Not setting resource requests and limits: This can cause poor pod scheduling and unstable scaling.
Ignoring custom metrics: CPU alone may not reflect inference load; consider request queue length or latency.
Too low max replicas: Limits scaling capacity and causes request delays.
Not using readiness probes: Can send traffic to pods not ready to serve inference.

yaml

apiVersion: apps/v1
kind: Deployment
metadata:
  name: ml-inference
spec:
  replicas: 1
  selector:
    matchLabels:
      app: ml-inference
  template:
    metadata:
      labels:
        app: ml-inference
    spec:
      containers:
      - name: model
        image: your-ml-model-image:latest
        # Missing resource requests and limits
        ports:
        - containerPort: 80

# Correct way includes resource requests and limits as shown in the Syntax section.

📊

Quick Reference

Use Deployment to manage ML model pods.
Configure HorizontalPodAutoscaler with appropriate metrics.
Set resource requests and limits for CPU and memory.
Use Service to expose pods for inference requests.
Consider custom metrics like request latency for better scaling.

✅

Key Takeaways

Use Kubernetes Horizontal Pod Autoscaler to automatically scale ML inference pods based on CPU or custom metrics.

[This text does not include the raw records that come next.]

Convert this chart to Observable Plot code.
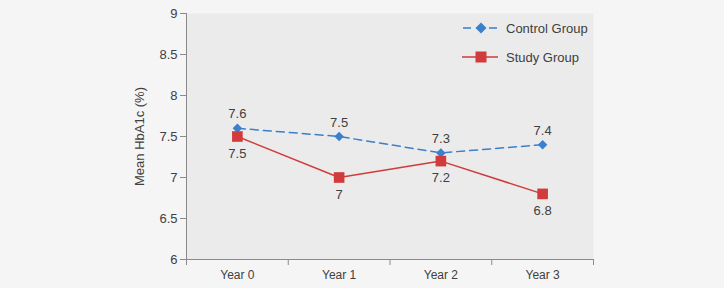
<!DOCTYPE html>
<html>
<head>
<meta charset="utf-8">
<script src="https://cdn.jsdelivr.net/npm/d3@7"></script>
<script src="https://cdn.jsdelivr.net/npm/@observablehq/plot@0.6"></script>
<style>
  body { margin: 0; background: #f5f5f5; font-family: "Liberation Sans", Arial, sans-serif; }
  #chart { position: relative; width: 724px; height: 288px; }
  #chart svg { display: block; }
  .legend { position: absolute; left: 462px; top: 19px; color: #404040; font-size: 13px; }
  .legend .row { display: flex; align-items: center; height: 18px; margin-bottom: 11px; }
  .legend svg { margin-right: 8px; }
</style>
</head>
<body>
<div id="chart"></div>
<script>
// Mean HbA1c per year for each group
const years = ["Year 0", "Year 1", "Year 2", "Year 3"];
const controlValues = [7.6, 7.5, 7.3, 7.4];
const studyValues = [7.5, 7.0, 7.2, 6.8];
const yTicks = [6, 6.5, 7, 7.5, 8, 8.5, 9];
const groups = ["Control Group", "Study Group"];

const colors = {"Control Group": "#3b7fcd", "Study Group": "#d13b3b"};
const textColor = "#404040";
const axisColor = "#8a8a8a";

// each year occupies one slot on the x axis; points sit at the slot centre
const rows = (values, group) => values.map((v, i) => ({slot: i + 0.5, year: years[i], value: v, group}));
const control = rows(controlValues, groups[0]);
const study = rows(studyValues, groups[1]);

const chart = Plot.plot({
  width: 724,
  height: 288,
  marginLeft: 186,
  marginRight: 131,
  marginTop: 13,
  marginBottom: 29,
  style: {background: "transparent", fontFamily: "'Liberation Sans', Arial, sans-serif", color: textColor},
  x: {domain: [0, years.length]},
  y: {domain: [6, 9]},
  marks: [
    Plot.frame({fill: "#ebebeb", stroke: "none"}),
    // slot boundary ticks along the bottom
    Plot.axisX({ticks: d3.range(years.length + 1), tickSize: 6, tickFormat: () => "", stroke: axisColor, label: null}),
    // year labels at slot centres
    Plot.axisX({ticks: control.map(d => d.slot), tickSize: 0, tickPadding: 11, tickFormat: d => years[Math.floor(d)], fontSize: 12, fill: textColor, label: null}),
    Plot.axisY({ticks: yTicks, tickSize: 6, tickPadding: 3, tickFormat: d => String(d), fontSize: 13, stroke: axisColor, fill: textColor,
      label: "Mean HbA1c (%)", labelAnchor: "center", labelOffset: 52, labelArrow: "none"}),
    Plot.ruleX([0], {stroke: axisColor}),
    Plot.ruleY([6], {stroke: axisColor}),
    Plot.line(control, {x: "slot", y: "value", stroke: colors[groups[0]], strokeWidth: 1.5, strokeDasharray: "8,5"}),
    Plot.line(study, {x: "slot", y: "value", stroke: colors[groups[1]], strokeWidth: 1.5}),
    Plot.dot(control, {x: "slot", y: "value", symbol: "diamond2", r: 4.3, fill: colors[groups[0]], stroke: "none"}),
    Plot.dot(study, {x: "slot", y: "value", symbol: "square", r: 6, fill: colors[groups[1]], stroke: "none"}),
    Plot.text(control, {x: "slot", y: "value", text: d => String(d.value), dy: -14, fontSize: 13, fill: textColor}),
    Plot.text(study, {x: "slot", y: "value", text: d => String(d.value), dy: 17, fontSize: 13, fill: textColor})
  ]
});

const holder = document.getElementById("chart");
holder.appendChild(chart);

// legend in the top-right corner of the plot area
const legend = document.createElement("div");
legend.className = "legend";
groups.forEach((g, i) => {
  const row = document.createElement("div");
  row.className = "row";
  const sym = i === 0
    ? `<line x1="0" y1="9" x2="36" y2="9" stroke="${colors[g]}" stroke-width="1.5" stroke-dasharray="8,5" stroke-dashoffset="-1"/><path d="M19,3.5L24.5,9L19,14.5L13.5,9Z" fill="${colors[g]}"/>`
    : `<line x1="0" y1="9" x2="36" y2="9" stroke="${colors[g]}" stroke-width="1.5"/><rect x="13.5" y="3.5" width="11" height="11" fill="${colors[g]}"/>`;
  row.innerHTML = `<svg width="36" height="18">${sym}</svg><span>${g}</span>`;
  legend.appendChild(row);
});
holder.appendChild(legend);
</script>
</body>
</html>
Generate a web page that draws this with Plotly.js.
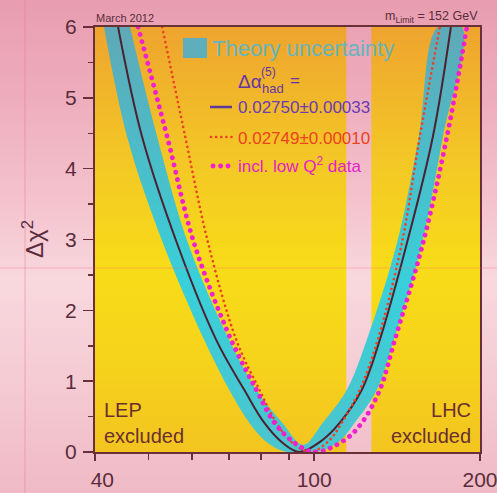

Always set resource requests and limits to help Kubernetes schedule and scale pods efficiently.

Expose your ML model pods via a Service to handle incoming inference requests.

Consider custom metrics beyond CPU, like request latency, for smarter scaling decisions.

Avoid low max replicas and missing readiness probes to ensure reliable inference service.